I just looked at a wsl --export
d tar, and it does a pretty good job of leaving out any "system" directories that shouldn't be restored (e.g. /proc/
, /boot
, /sys
, etc.). However, there are two exceptions -- You should probably also manually exclude /mnt
and /media
from the extract. There's almost certainly no good reason to overwrite the Ubuntu VM mount points with those from the WSL instance.
So if you really want to try it, I would:
-
wsl --export
your existing WSL -
Transfer the
tar
to the Mac. -
Install your Ubuntu VM, preferably using Ubuntu Minimal
-
Back up your Ubuntu VM (because this certainly may not work)
-
Transfer the
tar
into the root of the VM -
Reboot the VM in rescue mode
-
Extract the tar over the existing directories. Use
tar --xattrs-include="security.capability" --exclude="./mnt" --exclude="./media" -xvf ...

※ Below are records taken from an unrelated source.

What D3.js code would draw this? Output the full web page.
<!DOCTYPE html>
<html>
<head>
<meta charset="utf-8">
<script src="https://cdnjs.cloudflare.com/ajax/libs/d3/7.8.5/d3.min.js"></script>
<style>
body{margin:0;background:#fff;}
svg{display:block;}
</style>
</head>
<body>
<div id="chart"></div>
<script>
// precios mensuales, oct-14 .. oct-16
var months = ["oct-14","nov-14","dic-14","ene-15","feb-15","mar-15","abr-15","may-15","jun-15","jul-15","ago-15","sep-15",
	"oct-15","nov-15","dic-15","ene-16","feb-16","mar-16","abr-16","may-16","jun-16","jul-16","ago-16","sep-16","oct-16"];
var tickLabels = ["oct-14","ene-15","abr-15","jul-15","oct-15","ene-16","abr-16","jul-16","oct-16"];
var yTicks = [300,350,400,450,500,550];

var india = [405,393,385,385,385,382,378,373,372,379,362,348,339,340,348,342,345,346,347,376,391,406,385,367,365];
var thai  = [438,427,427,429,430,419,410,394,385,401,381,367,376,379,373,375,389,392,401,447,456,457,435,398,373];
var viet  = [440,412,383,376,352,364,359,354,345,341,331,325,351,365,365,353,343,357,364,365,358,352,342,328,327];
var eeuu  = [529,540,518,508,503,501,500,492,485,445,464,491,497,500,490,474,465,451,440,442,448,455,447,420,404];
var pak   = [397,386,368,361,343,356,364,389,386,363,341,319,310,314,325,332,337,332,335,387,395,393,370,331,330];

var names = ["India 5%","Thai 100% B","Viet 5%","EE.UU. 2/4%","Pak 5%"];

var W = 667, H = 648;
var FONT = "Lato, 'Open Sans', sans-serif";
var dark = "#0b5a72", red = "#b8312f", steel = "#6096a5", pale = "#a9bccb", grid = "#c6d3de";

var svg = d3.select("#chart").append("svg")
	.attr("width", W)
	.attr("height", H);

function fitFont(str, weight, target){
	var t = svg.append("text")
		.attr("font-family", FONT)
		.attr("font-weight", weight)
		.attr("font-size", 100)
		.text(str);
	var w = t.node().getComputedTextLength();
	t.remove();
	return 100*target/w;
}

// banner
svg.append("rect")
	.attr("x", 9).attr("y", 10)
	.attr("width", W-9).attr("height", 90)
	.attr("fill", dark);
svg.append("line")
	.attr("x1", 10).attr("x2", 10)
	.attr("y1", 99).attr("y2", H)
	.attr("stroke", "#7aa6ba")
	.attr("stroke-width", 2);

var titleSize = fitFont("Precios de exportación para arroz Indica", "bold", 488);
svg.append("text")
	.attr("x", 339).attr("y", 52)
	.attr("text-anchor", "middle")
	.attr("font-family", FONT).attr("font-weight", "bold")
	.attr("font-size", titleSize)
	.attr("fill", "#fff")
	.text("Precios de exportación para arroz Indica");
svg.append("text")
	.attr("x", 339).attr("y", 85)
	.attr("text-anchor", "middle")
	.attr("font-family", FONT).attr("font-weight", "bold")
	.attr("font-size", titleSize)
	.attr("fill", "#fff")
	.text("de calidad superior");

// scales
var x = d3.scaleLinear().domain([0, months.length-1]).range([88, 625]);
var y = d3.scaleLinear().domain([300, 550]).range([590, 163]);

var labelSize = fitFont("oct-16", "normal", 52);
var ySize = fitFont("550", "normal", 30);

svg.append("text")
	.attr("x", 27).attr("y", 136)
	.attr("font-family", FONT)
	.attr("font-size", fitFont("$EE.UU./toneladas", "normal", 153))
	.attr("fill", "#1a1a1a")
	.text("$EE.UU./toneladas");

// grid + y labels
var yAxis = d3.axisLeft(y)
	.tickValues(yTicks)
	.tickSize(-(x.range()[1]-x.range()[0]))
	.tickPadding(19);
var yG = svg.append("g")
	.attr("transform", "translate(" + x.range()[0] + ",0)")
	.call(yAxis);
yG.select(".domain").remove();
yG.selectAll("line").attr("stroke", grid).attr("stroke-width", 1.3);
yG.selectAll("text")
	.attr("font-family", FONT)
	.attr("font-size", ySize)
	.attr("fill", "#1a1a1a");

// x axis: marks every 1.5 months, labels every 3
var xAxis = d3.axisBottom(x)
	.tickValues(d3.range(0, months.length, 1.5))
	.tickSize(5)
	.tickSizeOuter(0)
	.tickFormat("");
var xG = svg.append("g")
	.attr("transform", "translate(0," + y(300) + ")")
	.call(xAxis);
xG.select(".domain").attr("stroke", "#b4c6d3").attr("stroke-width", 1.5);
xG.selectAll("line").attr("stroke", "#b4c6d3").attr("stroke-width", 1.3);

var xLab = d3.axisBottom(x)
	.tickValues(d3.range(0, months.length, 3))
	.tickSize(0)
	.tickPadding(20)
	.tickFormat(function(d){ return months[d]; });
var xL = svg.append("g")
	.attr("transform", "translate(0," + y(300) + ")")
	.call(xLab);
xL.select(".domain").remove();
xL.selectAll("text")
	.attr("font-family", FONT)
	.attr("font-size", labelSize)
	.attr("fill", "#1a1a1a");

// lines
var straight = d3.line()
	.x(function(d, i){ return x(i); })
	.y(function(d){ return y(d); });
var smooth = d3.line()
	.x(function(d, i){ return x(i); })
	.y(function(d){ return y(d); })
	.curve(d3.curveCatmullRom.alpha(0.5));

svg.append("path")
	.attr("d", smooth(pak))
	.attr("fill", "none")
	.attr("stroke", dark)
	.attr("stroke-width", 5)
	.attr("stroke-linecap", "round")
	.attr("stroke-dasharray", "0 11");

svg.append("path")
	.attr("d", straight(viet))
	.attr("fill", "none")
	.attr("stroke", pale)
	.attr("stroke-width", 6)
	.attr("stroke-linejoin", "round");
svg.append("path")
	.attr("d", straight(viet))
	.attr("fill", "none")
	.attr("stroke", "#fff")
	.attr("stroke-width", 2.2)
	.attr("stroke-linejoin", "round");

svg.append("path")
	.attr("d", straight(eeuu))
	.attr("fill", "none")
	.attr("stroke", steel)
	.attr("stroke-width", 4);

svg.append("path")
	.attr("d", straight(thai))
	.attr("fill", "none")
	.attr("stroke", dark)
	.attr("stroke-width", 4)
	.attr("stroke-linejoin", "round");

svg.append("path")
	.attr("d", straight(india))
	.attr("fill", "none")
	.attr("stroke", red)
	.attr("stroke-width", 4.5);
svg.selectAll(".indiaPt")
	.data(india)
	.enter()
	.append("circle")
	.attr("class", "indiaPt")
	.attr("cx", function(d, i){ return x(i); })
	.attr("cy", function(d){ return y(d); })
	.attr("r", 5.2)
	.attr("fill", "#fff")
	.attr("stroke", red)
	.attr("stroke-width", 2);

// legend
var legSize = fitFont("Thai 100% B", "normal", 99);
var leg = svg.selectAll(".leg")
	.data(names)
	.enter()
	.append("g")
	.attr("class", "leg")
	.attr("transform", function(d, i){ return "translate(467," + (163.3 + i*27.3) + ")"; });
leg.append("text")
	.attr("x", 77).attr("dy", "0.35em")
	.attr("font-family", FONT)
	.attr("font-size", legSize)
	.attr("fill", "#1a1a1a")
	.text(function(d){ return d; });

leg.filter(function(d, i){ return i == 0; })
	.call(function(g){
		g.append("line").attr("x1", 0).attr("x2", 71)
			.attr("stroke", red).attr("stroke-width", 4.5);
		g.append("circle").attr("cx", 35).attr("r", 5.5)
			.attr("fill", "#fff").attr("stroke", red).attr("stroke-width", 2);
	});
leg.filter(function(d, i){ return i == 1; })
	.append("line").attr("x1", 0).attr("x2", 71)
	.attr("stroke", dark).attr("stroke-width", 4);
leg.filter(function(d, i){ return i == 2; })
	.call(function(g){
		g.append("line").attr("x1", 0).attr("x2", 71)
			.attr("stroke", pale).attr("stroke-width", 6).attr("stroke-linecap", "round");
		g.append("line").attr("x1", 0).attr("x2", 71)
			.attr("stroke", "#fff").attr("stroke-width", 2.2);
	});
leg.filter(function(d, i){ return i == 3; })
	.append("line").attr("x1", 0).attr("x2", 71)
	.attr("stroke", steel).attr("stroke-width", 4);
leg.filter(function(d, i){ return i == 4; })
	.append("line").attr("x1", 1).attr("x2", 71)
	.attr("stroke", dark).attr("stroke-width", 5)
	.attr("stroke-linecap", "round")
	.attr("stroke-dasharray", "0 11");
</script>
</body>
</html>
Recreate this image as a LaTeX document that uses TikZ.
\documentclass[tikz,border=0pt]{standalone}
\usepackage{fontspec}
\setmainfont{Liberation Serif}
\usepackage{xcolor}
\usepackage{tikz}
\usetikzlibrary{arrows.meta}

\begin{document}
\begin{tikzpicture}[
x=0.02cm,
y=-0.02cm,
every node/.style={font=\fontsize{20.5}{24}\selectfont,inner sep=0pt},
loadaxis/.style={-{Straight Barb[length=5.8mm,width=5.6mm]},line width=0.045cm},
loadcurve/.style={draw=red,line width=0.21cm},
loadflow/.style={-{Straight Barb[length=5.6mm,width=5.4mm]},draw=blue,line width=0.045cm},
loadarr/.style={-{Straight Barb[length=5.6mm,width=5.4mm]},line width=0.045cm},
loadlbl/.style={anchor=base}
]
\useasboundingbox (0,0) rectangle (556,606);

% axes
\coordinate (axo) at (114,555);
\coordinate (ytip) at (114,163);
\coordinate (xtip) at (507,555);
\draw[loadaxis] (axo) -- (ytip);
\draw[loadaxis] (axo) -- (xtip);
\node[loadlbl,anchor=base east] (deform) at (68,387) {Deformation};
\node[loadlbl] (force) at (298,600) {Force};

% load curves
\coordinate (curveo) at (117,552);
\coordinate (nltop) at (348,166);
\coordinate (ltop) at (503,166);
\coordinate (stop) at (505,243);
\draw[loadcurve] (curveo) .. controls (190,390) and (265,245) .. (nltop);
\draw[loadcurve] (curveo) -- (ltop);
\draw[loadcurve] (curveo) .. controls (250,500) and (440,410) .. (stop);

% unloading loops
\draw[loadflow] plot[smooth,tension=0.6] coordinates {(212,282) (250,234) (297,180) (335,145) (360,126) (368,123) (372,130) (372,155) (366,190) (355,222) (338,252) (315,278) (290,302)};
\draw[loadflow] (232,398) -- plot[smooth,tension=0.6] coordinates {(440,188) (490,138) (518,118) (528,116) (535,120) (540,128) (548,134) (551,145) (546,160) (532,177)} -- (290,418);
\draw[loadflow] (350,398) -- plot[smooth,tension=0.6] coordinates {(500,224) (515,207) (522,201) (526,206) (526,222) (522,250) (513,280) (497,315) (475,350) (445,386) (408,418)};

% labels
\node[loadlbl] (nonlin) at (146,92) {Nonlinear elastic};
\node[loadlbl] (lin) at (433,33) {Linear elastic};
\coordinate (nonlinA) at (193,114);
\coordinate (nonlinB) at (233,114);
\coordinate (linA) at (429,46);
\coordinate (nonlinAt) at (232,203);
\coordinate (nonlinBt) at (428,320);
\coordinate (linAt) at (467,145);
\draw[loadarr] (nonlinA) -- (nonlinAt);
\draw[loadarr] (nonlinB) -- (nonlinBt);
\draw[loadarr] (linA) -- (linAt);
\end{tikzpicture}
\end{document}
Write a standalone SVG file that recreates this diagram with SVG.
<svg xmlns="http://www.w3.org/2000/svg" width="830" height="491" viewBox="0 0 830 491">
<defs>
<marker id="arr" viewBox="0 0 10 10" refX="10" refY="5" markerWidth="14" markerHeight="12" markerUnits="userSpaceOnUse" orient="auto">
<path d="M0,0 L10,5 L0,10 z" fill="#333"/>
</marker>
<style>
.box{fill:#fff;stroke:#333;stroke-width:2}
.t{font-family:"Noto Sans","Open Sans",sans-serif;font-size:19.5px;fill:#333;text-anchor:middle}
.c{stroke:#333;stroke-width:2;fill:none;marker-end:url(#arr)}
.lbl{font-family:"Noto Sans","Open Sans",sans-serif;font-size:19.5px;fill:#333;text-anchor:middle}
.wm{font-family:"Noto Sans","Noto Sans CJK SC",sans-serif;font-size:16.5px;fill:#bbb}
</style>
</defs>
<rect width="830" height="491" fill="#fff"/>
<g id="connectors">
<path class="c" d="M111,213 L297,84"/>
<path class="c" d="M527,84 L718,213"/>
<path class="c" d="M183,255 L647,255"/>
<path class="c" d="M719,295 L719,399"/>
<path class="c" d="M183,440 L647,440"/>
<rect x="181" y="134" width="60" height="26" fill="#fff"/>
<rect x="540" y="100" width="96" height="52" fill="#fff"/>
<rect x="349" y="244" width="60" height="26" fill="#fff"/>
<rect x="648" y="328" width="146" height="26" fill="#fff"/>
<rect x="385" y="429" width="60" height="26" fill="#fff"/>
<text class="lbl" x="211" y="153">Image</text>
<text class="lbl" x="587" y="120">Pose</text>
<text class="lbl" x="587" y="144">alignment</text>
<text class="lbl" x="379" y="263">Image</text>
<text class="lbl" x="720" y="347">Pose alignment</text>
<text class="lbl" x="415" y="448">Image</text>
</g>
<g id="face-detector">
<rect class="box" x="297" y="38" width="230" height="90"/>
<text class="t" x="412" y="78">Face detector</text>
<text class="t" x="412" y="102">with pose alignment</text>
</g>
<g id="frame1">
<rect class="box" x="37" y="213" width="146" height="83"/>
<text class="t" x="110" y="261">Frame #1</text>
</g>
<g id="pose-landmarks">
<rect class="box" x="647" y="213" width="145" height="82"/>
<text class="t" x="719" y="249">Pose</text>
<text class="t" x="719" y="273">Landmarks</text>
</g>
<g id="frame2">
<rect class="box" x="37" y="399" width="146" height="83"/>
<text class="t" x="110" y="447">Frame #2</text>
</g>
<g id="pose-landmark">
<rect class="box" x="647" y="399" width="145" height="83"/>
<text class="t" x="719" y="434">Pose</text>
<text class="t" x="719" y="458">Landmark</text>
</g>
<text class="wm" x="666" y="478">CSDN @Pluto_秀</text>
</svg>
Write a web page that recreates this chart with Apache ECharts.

. You may also need to specify the target directory, but I can't test that at the moment. Note that the--xattrs
may not be needed, but it's safer in case you do have any extended attributes. See this answer for the--exclude
, since I'm not quite 100% certain of that syntax. -
Reboot the VM
Other things that could cause problems here:
- WSL doesn't boot Systemd, but your VM will by default. It's unclear just how robust the Systemd installation will be that you get from the WSL image.